* START Recorded data *
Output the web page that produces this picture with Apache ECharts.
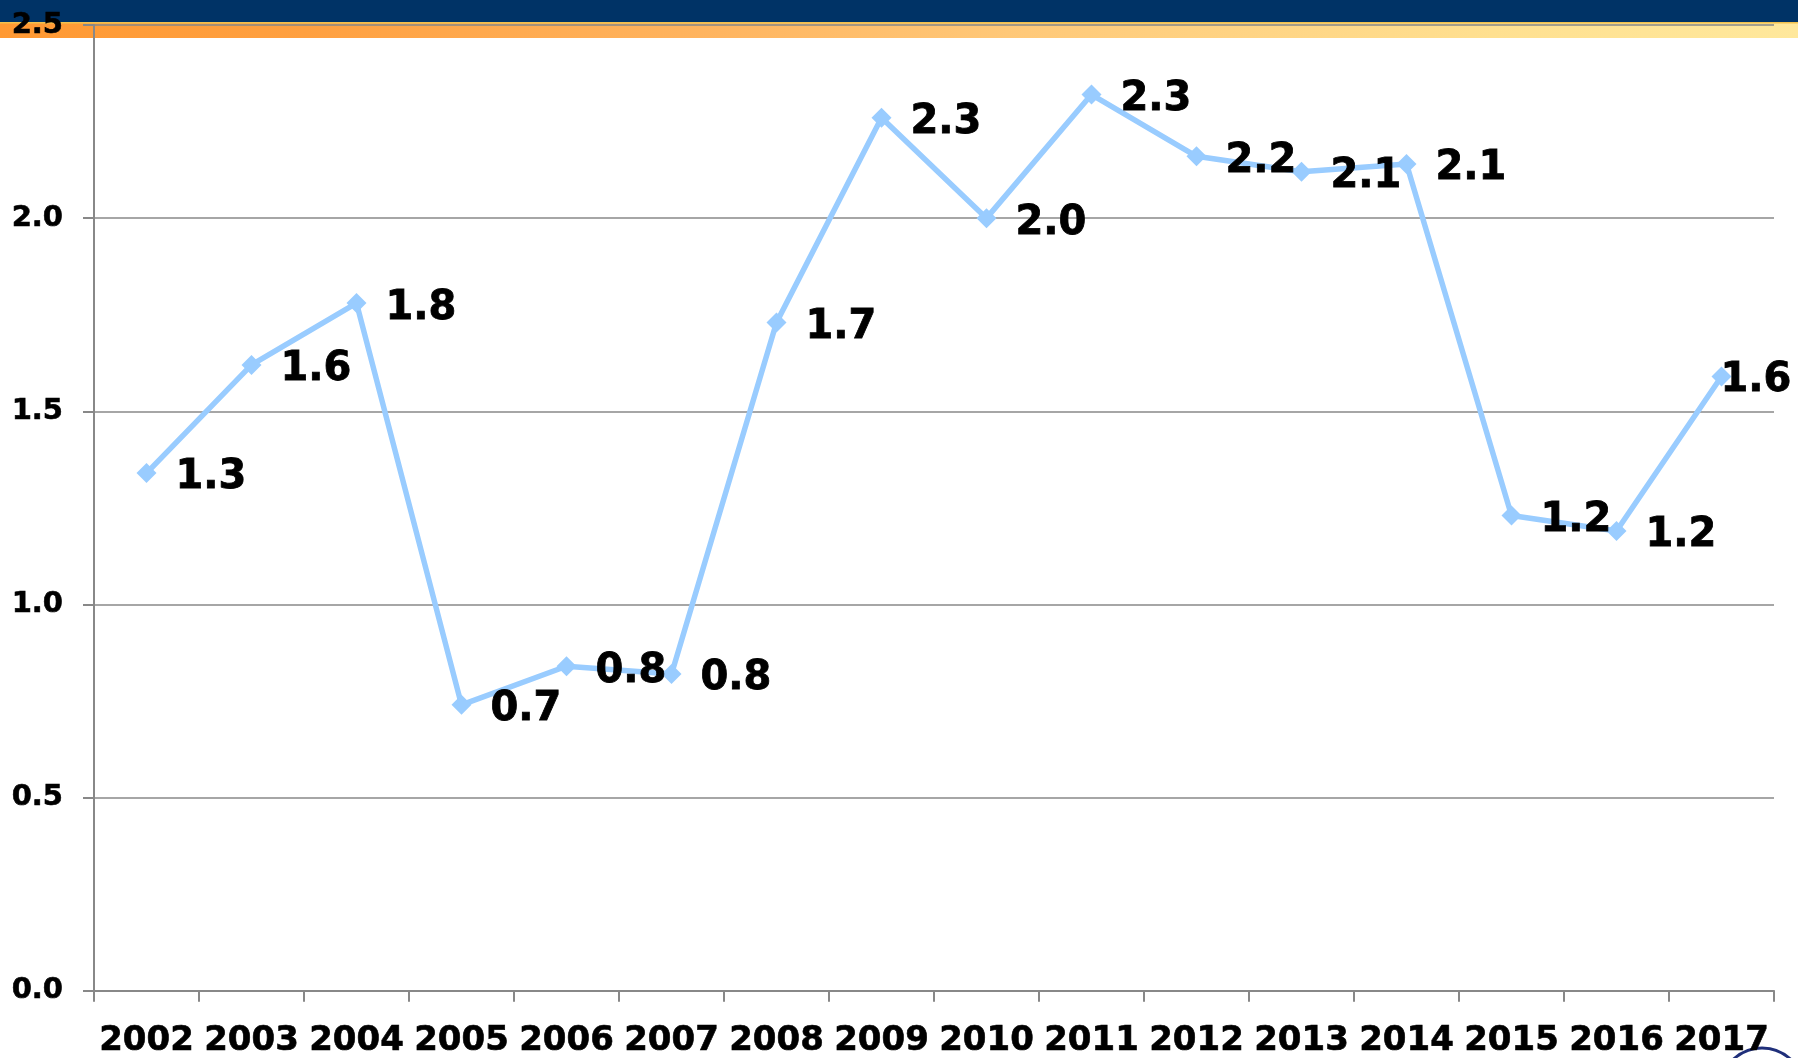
<!DOCTYPE html>
<html><head><meta charset="utf-8">
<script src="https://cdn.jsdelivr.net/npm/echarts@6/dist/echarts.min.js"></script>
<style>html,body{margin:0;padding:0;background:#fff;}#c{width:1798px;height:1058px;}</style>
</head><body><div id="c"></div>
<script>
const years = ['2002','2003','2004','2005','2006','2007','2008','2009','2010','2011','2012','2013','2014','2015','2016','2017'];
const values = [1.34,1.62,1.78,0.74,0.84,0.82,1.73,2.26,2.00,2.32,2.16,2.12,2.14,1.23,1.19,1.59];
const yTicks = [0,0.5,1.0,1.5,2.0,2.5];

const chart = echarts.init(document.getElementById('c'));
const FONT = 'DejaVu Sans';
const data = values.map((v, i) => {
  const d = { value: v };
  if (i === values.length - 1) d.label = { offset: [-30, 4] };
  return d;
});
chart.setOption({
  animation: false,
  backgroundColor: '#ffffff',
  graphic: {
    z: -10,
    elements: [
      { type: 'rect', z: -10, shape: { x: 0, y: 0, width: 1798, height: 22 }, style: { fill: '#003366' } },
      { type: 'rect', z: -10, shape: { x: 0, y: 22, width: 1798, height: 16 },
        style: { fill: new echarts.graphic.LinearGradient(0, 0, 1, 0, [
          { offset: 0, color: '#FF9933' },
          { offset: 0.17, color: '#FFA040' },
          { offset: 0.4, color: '#FFB560' },
          { offset: 0.56, color: '#FFC878' },
          { offset: 0.83, color: '#FFE090' },
          { offset: 1, color: '#FFE89C' }
        ]) } },
      { type: 'rect', z: -9, shape: { x: 0, y: 22, width: 1798, height: 1.5 }, style: { fill: '#F2C14E' } },
      { type: 'circle', z: -10, shape: { cx: 1762, cy: 1090, r: 42 }, style: { fill: 'none', stroke: '#1F2F7A', lineWidth: 3 } }
    ]
  },
  grid: { left: 94, right: 24, top: 25, bottom: 66, containLabel: false },
  xAxis: {
    type: 'category',
    data: years,
    boundaryGap: true,
    axisLine: { show: true, lineStyle: { color: '#888888', width: 2 } },
    axisTick: { show: true, alignWithLabel: false, length: 11, lineStyle: { color: '#888888', width: 2 } },
    axisLabel: { margin: 33, color: '#000', fontFamily: FONT, fontWeight: 'bold', fontSize: 34, interval: 0,
      textBorderColor: '#000', textBorderWidth: 0.6 },
    splitLine: { show: false }
  },
  yAxis: {
    type: 'value',
    min: 0, max: 2.5, interval: 0.5,
    axisLine: { show: true, lineStyle: { color: '#888888', width: 2 } },
    axisTick: { show: true, length: 11, lineStyle: { color: '#888888', width: 2 } },
    axisLabel: { margin: 31, color: '#000', fontFamily: FONT, fontWeight: 'bold', fontSize: 29,
      textBorderColor: '#000', textBorderWidth: 0.6,
      formatter: v => v.toFixed(1) },
    splitLine: { show: true, lineStyle: { color: '#888888', width: 1.5 } }
  },
  series: [{
    type: 'line',
    data: data,
    symbol: 'diamond',
    symbolSize: 20,
    itemStyle: { color: '#99CCFF' },
    lineStyle: { color: '#99CCFF', width: 5.5 },
    label: {
      show: true,
      position: 'right',
      distance: 19,
      offset: [0, 5],
      color: '#000',
      fontFamily: FONT,
      fontWeight: 'bold',
      fontSize: 40,
      textBorderColor: '#000',
      textBorderWidth: 0.8,
      formatter: p => p.value.toFixed(1)
    },
    z: 5
  }]
});
</script></body></html>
* END Recorded data *
### Your task:
Skip every picture and return the lines above from the top through the one that contains "const yTicks = [0,0.5,1.0,1.5,2.0,2.5];".

### Solution to this task:
Output the web page that produces this picture with Apache ECharts.
<!DOCTYPE html>
<html><head><meta charset="utf-8">
<script src="https://cdn.jsdelivr.net/npm/echarts@6/dist/echarts.min.js"></script>
<style>html,body{margin:0;padding:0;background:#fff;}#c{width:1798px;height:1058px;}</style>
</head><body><div id="c"></div>
<script>
const years = ['2002','2003','2004','2005','2006','2007','2008','2009','2010','2011','2012','2013','2014','2015','2016','2017'];
const values = [1.34,1.62,1.78,0.74,0.84,0.82,1.73,2.26,2.00,2.32,2.16,2.12,2.14,1.23,1.19,1.59];
const yTicks = [0,0.5,1.0,1.5,2.0,2.5];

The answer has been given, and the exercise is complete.